Soon, parents began to trickle into the classroom, curious as to how the work session was going. 

 “I told Lydia the she’s lucky to have such a good teacher,” said Michelle Territo, Burke’s mother. “Mrs. Sofianek could have just said, ‘Sorry, it’s been cancelled.’ She’s lucky to have someone willing to take this extra time for her.” 

Meanwhile, the students remained with their heads bent over their Chromebooks, reworking the steps in vain, as the atmosphere in the room grew tense and the clock ticked. 

It was then that Sofianek guided her students through one of the most important life lessons of all. 

“I’m going to call them and ask for help,” she announced, going out into the hall to call the organizers of the fair while the students persevered. 

In a few moments, she burst back into the room, her excitement infectious. 

“Guys! Guys! Guess what? We’re the only ones who have gotten this far!” 

The room burst into a wave of celebratory leaps and cheers; the students’ perspectives changed as they realized that even getting to this point was no small victory. 

“And we can’t even high-five, right?” Sofianek said. 

But that was all right; the students exchanged elbow bumps instead. 

After that, things went smoothly. 

There was only one more glitch. 

“Oh. I have to say I’m not a robot,” Burke said. 

“Say you’re not a robot,” Harris urged, as if cheering her classmate over the finish line of a race. 

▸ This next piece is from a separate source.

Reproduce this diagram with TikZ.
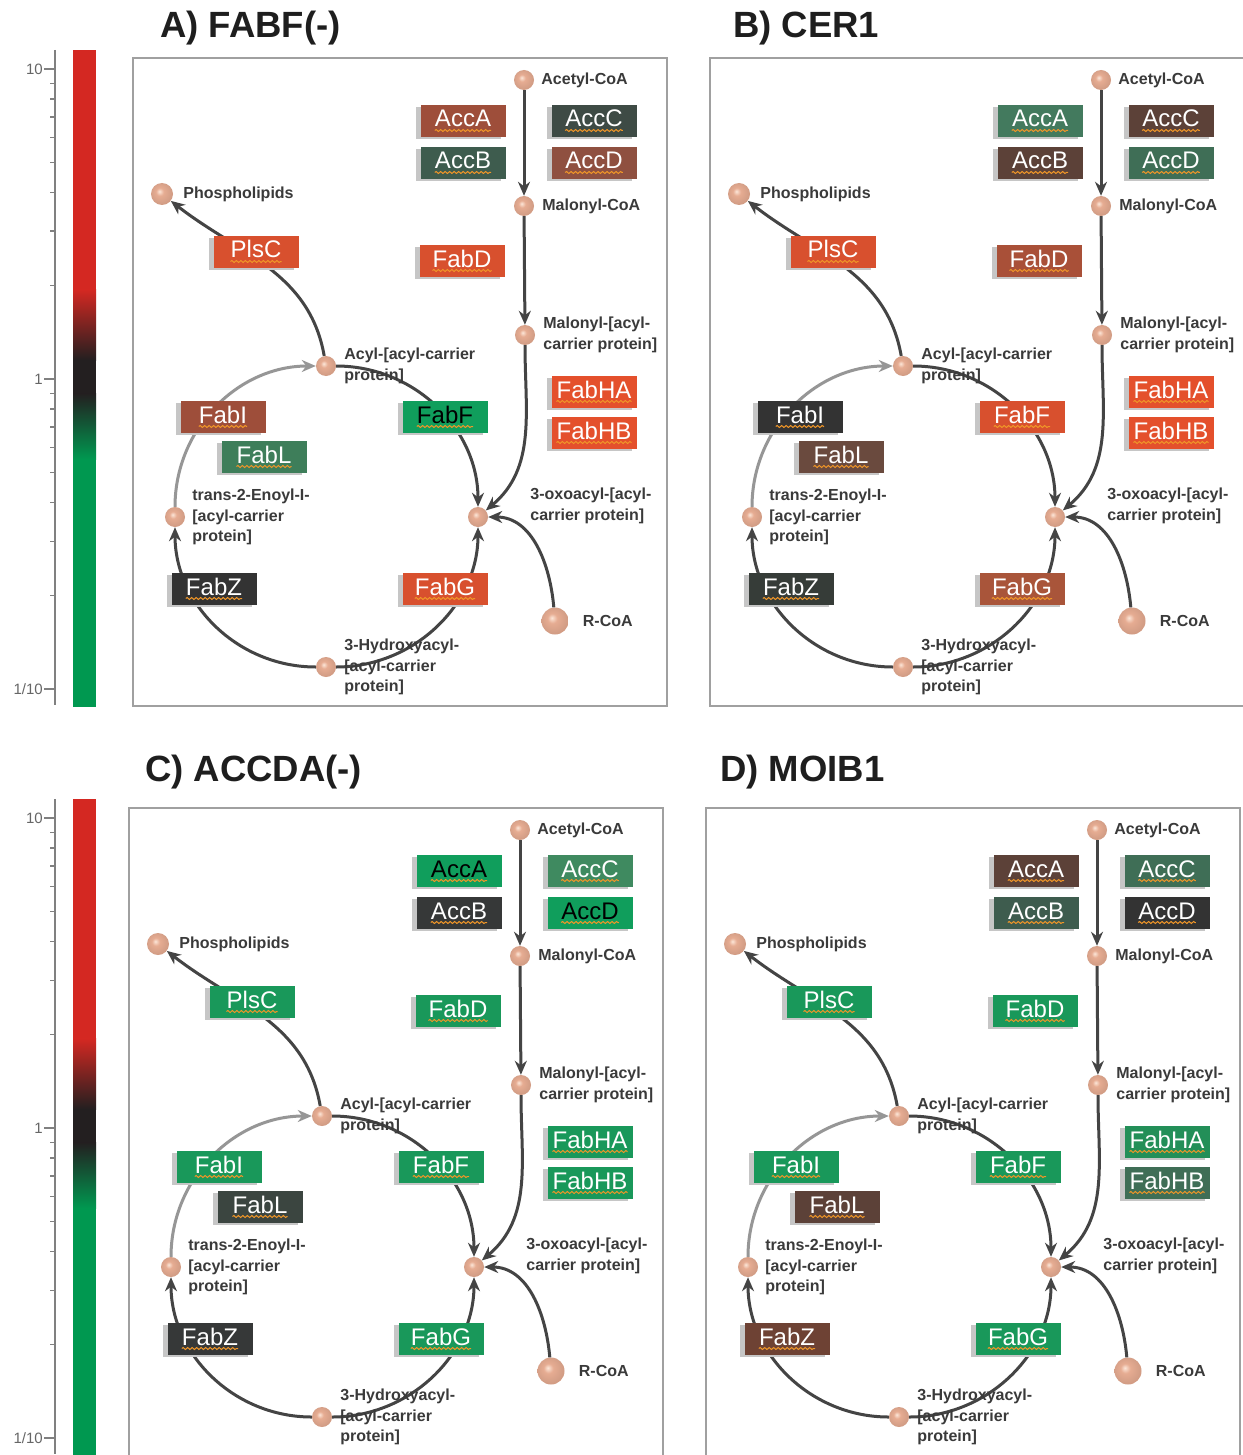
\documentclass[tikz,border=0pt]{standalone}
\usepackage{fontspec}
\setmainfont{Liberation Sans}
\usetikzlibrary{positioning,arrows.meta,shadows,decorations.pathmorphing}

% palette
\definecolor{peach}{RGB}{230,172,146}
\definecolor{peachhi}{RGB}{252,230,216}
\definecolor{peachlo}{RGB}{208,148,122}
\definecolor{edgegray}{RGB}{68,68,68}
\definecolor{lightedge}{RGB}{150,150,150}
\definecolor{framegray}{RGB}{160,160,160}
\definecolor{metgray}{RGB}{58,58,58}
\definecolor{titlegray}{RGB}{30,30,30}
\definecolor{wavecol}{RGB}{240,150,40}
\definecolor{barred}{RGB}{212,40,34}
\definecolor{barblack}{RGB}{35,31,32}
\definecolor{bargreen}{RGB}{0,152,80}
\definecolor{orangered}{RGB}{216,80,46}
\definecolor{brightred}{RGB}{228,80,44}
\definecolor{rust}{RGB}{158,78,58}
\definecolor{rustdark}{RGB}{143,80,64}
\definecolor{slate}{RGB}{62,75,69}
\definecolor{moss}{RGB}{62,92,78}
\definecolor{leaf}{RGB}{62,126,90}
\definecolor{mint}{RGB}{16,158,92}
\definecolor{coal}{RGB}{51,51,51}
\definecolor{sage}{RGB}{67,122,94}
\definecolor{cocoa}{RGB}{92,65,56}
\definecolor{pine}{RGB}{63,110,86}
\definecolor{clay}{RGB}{169,80,56}
\definecolor{umber}{RGB}{106,74,62}
\definecolor{charcoal}{RGB}{54,60,56}
\definecolor{sienna}{RGB}{169,85,58}
\definecolor{emerald}{RGB}{25,152,90}
\definecolor{fern}{RGB}{63,138,96}
\definecolor{graphite}{RGB}{54,56,56}
\definecolor{ash}{RGB}{59,69,64}
\definecolor{jade}{RGB}{35,143,88}
\definecolor{chestnut}{RGB}{110,66,52}

\pgfdeclareradialshading{peachball}{\pgfpoint{-6bp}{6bp}}{color(0bp)=(peachhi); color(9bp)=(peach); color(24bp)=(peach!92!black); color(34bp)=(peachlo); color(50bp)=(peachlo)}

\newcommand{\metfont}{\fontsize{16}{20.7}\selectfont}
\newcommand{\enzfont}{\fontsize{24}{24}\selectfont}

\tikzset{
  met/.style={circle, minimum size=20pt, inner sep=0pt, shading=peachball},
  metname/.style={inner sep=0pt, align=left, text=metgray, font=\metfont\bfseries},
  enzbox/.style={rectangle, minimum width=85pt, minimum height=32pt, inner sep=0pt,
    text=white, font=\enzfont, text height=17pt, text depth=5pt,
    general shadow={fill=gray!45, shadow xshift=-5pt, shadow yshift=-2pt}},
  enzword/.style={inner sep=0pt, anchor=base, font=\enzfont},
  spellwave/.style={draw=wavecol, line width=1pt, decorate,
    decoration={snake, amplitude=1pt, segment length=4.5pt}},
  flow/.style={draw=edgegray, line width=3pt, ->, >={Stealth[length=14pt,width=12pt]}},
  frame/.style={draw=framegray, line width=1.5pt},
  paneltitle/.style={inner sep=0pt, anchor=west, text=titlegray, font=\fontsize{36.5}{40}\selectfont\bfseries},
  axis/.style={draw=gray, line width=1.2pt},
  ticklabel/.style={inner sep=0pt, anchor=east, text=gray!80!black, font=\fontsize{15}{15}\selectfont}
}

% enzyme box with its wavy underline: name, position, text, extra keys
\newcommand{\enzyme}[4]{%
  \node[enzbox, fill=c#3, #4] (#1) at (#2) {#3};
  \node[enzword] (#1-w) at (#1.base) {\phantom{#3}};
  \draw[spellwave] ([yshift=-3.5pt]#1-w.base west) -- ([yshift=-3.5pt]#1-w.base east);
}

% one pathway panel, frame corner at the origin
\newcommand{\fasnetwork}{%
  \draw[frame] (0,0) rectangle (534,-648);
  % metabolites
  \node[met] (acetyl) at (391,-22) {};
  \node[met] (malcoa) at (391,-148) {};
  \node[met] (malacp) at (392,-277) {};
  \node[met] (oxo) at (345,-459) {};
  \node[met, minimum size=27pt] (rcoa) at (422,-563) {};
  \node[met] (hydroxy) at (193,-609) {};
  \node[met] (enoyl) at (42,-459) {};
  \node[met] (acyl) at (193,-308) {};
  \node[met, minimum size=22pt] (phospho) at (29,-136) {};
  % reactions
  \draw[flow] (acetyl) -- (malcoa);
  \draw[flow] (malcoa) -- (malacp);
  \draw[flow] (malacp) to[out=-90,in=40] (oxo);
  \draw[flow] (rcoa) to[out=95,in=0] (oxo);
  \draw[flow] (acyl) to[out=0,in=90] (oxo);
  \draw[flow] (hydroxy) to[out=0,in=-90] (oxo);
  \draw[flow] (hydroxy) to[out=180,in=-90] (enoyl);
  \draw[flow, draw=lightedge] (enoyl) to[out=90,in=180] (acyl);
  \draw[flow] (acyl) to[out=100,in=-38] (phospho);
  % metabolite names
  \node[metname, right=7pt of acetyl] (acetyl-t) {Acetyl-CoA};
  \node[metname, right=8pt of malcoa] (malcoa-t) {Malonyl-CoA};
  \node[metname, right=8pt of malacp] (malacp-t) {Malonyl-[acyl-\\carrier protein]};
  \node[metname, anchor=west] (oxo-t) at ([xshift=42pt,yshift=11pt]oxo.east) {3-oxoacyl-[acyl-\\carrier protein]};
  \node[metname, right=14pt of rcoa] (rcoa-t) {R-CoA};
  \node[metname, right=8pt of hydroxy] (hydroxy-t) {3-Hydroxyacyl-\\{}[acyl-carrier\\protein]};
  \node[metname, right=7pt of enoyl] (enoyl-t) {trans-2-Enoyl-I-\\{}[acyl-carrier\\protein]};
  \node[metname, right=8pt of acyl] (acyl-t) {Acyl-[acyl-carrier\\protein]};
  \node[metname, right=10pt of phospho] (phospho-t) {Phospholipids};
  % enzymes
  \enzyme{accA}{330,-63}{AccA}{tAccA/.try}
  \enzyme{accC}{461,-63}{AccC}{}
  \enzyme{accB}{330,-105}{AccB}{}
  \enzyme{accD}{461,-105}{AccD}{tAccD/.try}
  \enzyme{plsC}{123,-194}{PlsC}{}
  \enzyme{fabD}{329,-203}{FabD}{}
  \enzyme{fabHA}{461,-334}{FabHA}{}
  \enzyme{fabHB}{461,-375}{FabHB}{}
  \enzyme{fabI}{90,-359}{FabI}{}
  \enzyme{fabL}{131,-399}{FabL}{}
  \enzyme{fabF}{312,-359}{FabF}{tFabF/.try}
  \enzyme{fabZ}{81,-531}{FabZ}{}
  \enzyme{fabG}{312,-531}{FabG}{}
}

% fold-change colour bar, origin at the tick "1"
\newcommand{\ratiobar}{%
  \fill[barred] (73,329) rectangle (96,89);
  \shade[top color=barred, bottom color=barblack] (73,89.5) rectangle (96,19);
  \fill[barblack] (73,19.5) rectangle (96,-15);
  \shade[top color=barblack, bottom color=bargreen] (73,-14.5) rectangle (96,-80);
  \fill[bargreen] (73,-79.5) rectangle (96,-328);
  \draw[axis] (55,329) -- (55,-326);
  \foreach \k in {2,...,9} {
    \draw[axis] (50,{310*log10(\k)}) -- (55,{310*log10(\k)});
    \draw[axis] (50,{310*log10(\k)-310}) -- (55,{310*log10(\k)-310});
  }
  \foreach \t in {310,0,-310}
    \draw[axis] (44,\t) -- (55,\t);
  \node[ticklabel] (ten) at (43,310) {10};
  \node[ticklabel] (one) at (43,0) {1};
  \node[ticklabel] (tenth) at (43,-310) {1/10};
}

\begin{document}
\begin{tikzpicture}[x=1pt,y=1pt]
  \useasboundingbox[fill=white] (0,0) rectangle (1242,-1455);

  \begin{scope}[shift={(0,-379)}]
    \ratiobar
  \end{scope}
  \begin{scope}[shift={(0,-1128)}]
    \ratiobar
  \end{scope}

  \node[paneltitle] (titleA) at (160,-28) {A) FABF(-)};
  \node[paneltitle] (titleB) at (733,-28) {B) CER1};
  \node[paneltitle] (titleC) at (145,-772) {C) ACCDA(-)};
  \node[paneltitle] (titleD) at (720,-772) {D) MOIB1};

  % A
  \begin{scope}[shift={(133,-58)}]
    \colorlet{cAccA}{rust}\colorlet{cAccC}{slate}\colorlet{cAccB}{moss}\colorlet{cAccD}{rustdark}
    \colorlet{cPlsC}{orangered}\colorlet{cFabD}{orangered}\colorlet{cFabHA}{brightred}\colorlet{cFabHB}{brightred}
    \colorlet{cFabI}{rust}\colorlet{cFabL}{leaf}\colorlet{cFabF}{mint}\colorlet{cFabZ}{coal}\colorlet{cFabG}{orangered}
    \tikzset{tFabF/.style={text=black}}
    \fasnetwork
  \end{scope}

  % B
  \begin{scope}[shift={(710,-58)}]
    \colorlet{cAccA}{sage}\colorlet{cAccC}{cocoa}\colorlet{cAccB}{cocoa}\colorlet{cAccD}{pine}
    \colorlet{cPlsC}{orangered}\colorlet{cFabD}{clay}\colorlet{cFabHA}{brightred}\colorlet{cFabHB}{brightred}
    \colorlet{cFabI}{coal}\colorlet{cFabL}{umber}\colorlet{cFabF}{orangered}\colorlet{cFabZ}{charcoal}\colorlet{cFabG}{sienna}
    \fasnetwork
  \end{scope}

  % C
  \begin{scope}[shift={(129,-808)}]
    \colorlet{cAccA}{mint}\colorlet{cAccC}{fern}\colorlet{cAccB}{graphite}\colorlet{cAccD}{mint}
    \colorlet{cPlsC}{emerald}\colorlet{cFabD}{emerald}\colorlet{cFabHA}{emerald}\colorlet{cFabHB}{emerald}
    \colorlet{cFabI}{emerald}\colorlet{cFabL}{ash}\colorlet{cFabF}{emerald}\colorlet{cFabZ}{graphite}\colorlet{cFabG}{emerald}
    \tikzset{tAccA/.style={text=black}, tAccD/.style={text=black}}
    \fasnetwork
  \end{scope}

  % D
  \begin{scope}[shift={(706,-808)}]
    \colorlet{cAccA}{cocoa}\colorlet{cAccC}{pine}\colorlet{cAccB}{moss}\colorlet{cAccD}{coal}
    \colorlet{cPlsC}{emerald}\colorlet{cFabD}{emerald}\colorlet{cFabHA}{jade}\colorlet{cFabHB}{pine}
    \colorlet{cFabI}{emerald}\colorlet{cFabL}{cocoa}\colorlet{cFabF}{emerald}\colorlet{cFabZ}{chestnut}\colorlet{cFabG}{emerald}
    \fasnetwork
  \end{scope}
\end{tikzpicture}
\end{document}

Nguyen remained in the classroom until the end, making sure each of his classmate’s project packages were complete as, one by one, the students took their leave. 

On Monday, March 16, they began learning from home and may not gather as a class again for some time. 

Even for the tech generation, virtual reality is all well and good, they said, but it can’t replace the sense of camaraderie and fun found in working together with friends.